What role do electron carriers play in redox reactions?
They act as intermediates, transferring electrons between reactions.
Into what two classes are electron carriers divided?
Prosthetic groups (attached to enzymes) and coenzymes (diffusible).
Give examples of common electron carriers.
NAD⁺ and NADP⁺
Can electrons exist alone in solution?
No, electrons do not exist freely in solution.
What is the redox role of NAD⁺ and NADH?
NAD⁺ is reduced to NADH by accepting electrons; NADH can then donate electrons in other reactions.
What is meant by reducing power in cells?
The ability of molecules like NAD⁺/NADH to transfer electrons and protons to facilitate redox reactions.

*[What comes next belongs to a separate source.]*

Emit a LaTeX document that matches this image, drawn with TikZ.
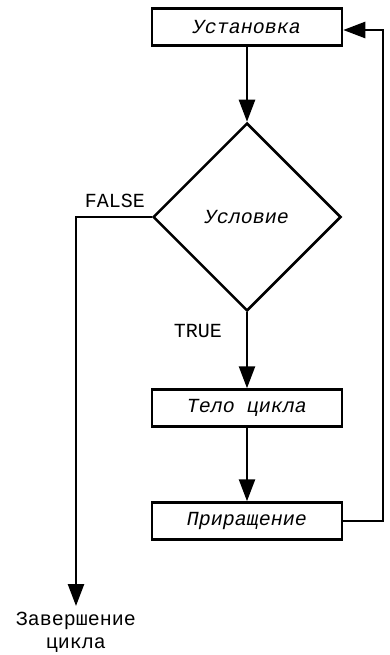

Do NAD⁺/NADH get consumed in redox reactions?
No, they are recycled and can be used repeatedly.
Are NAD⁺/NADH used in many types of reactions?
Yes, they are common electron carriers in diverse reactions.
What is the primary difference between NAD⁺/NADH and NADP⁺/NADPH?
NADP⁺/NADPH is more commonly used in anabolic (biosynthesis) pathways.
What does NAD⁺/NADH cycling refer to?
The continuous oxidation and reduction of NAD⁺ to NADH and back, enabling ongoing electron transfer.
Where is chemical energy released in redox reactions primarily stored?
In certain phosphorylated compounds, such as ATP.
Besides phosphorylated compounds, where else is chemical energy stored in cells?
In coenzyme A (CoA).
What is the main purpose of energy-rich compounds?
To store and transfer energy for cellular processes.
How is long-term energy stored in cells?
As insoluble polymers that can be oxidized to generate ATP.
Name examples of long-term energy storage compounds in prokaryotes.
Glycogen, poly-β-hydroxybutyrate (PHB), other polyhydroxyalkanoates (PHA), and elemental sulfur.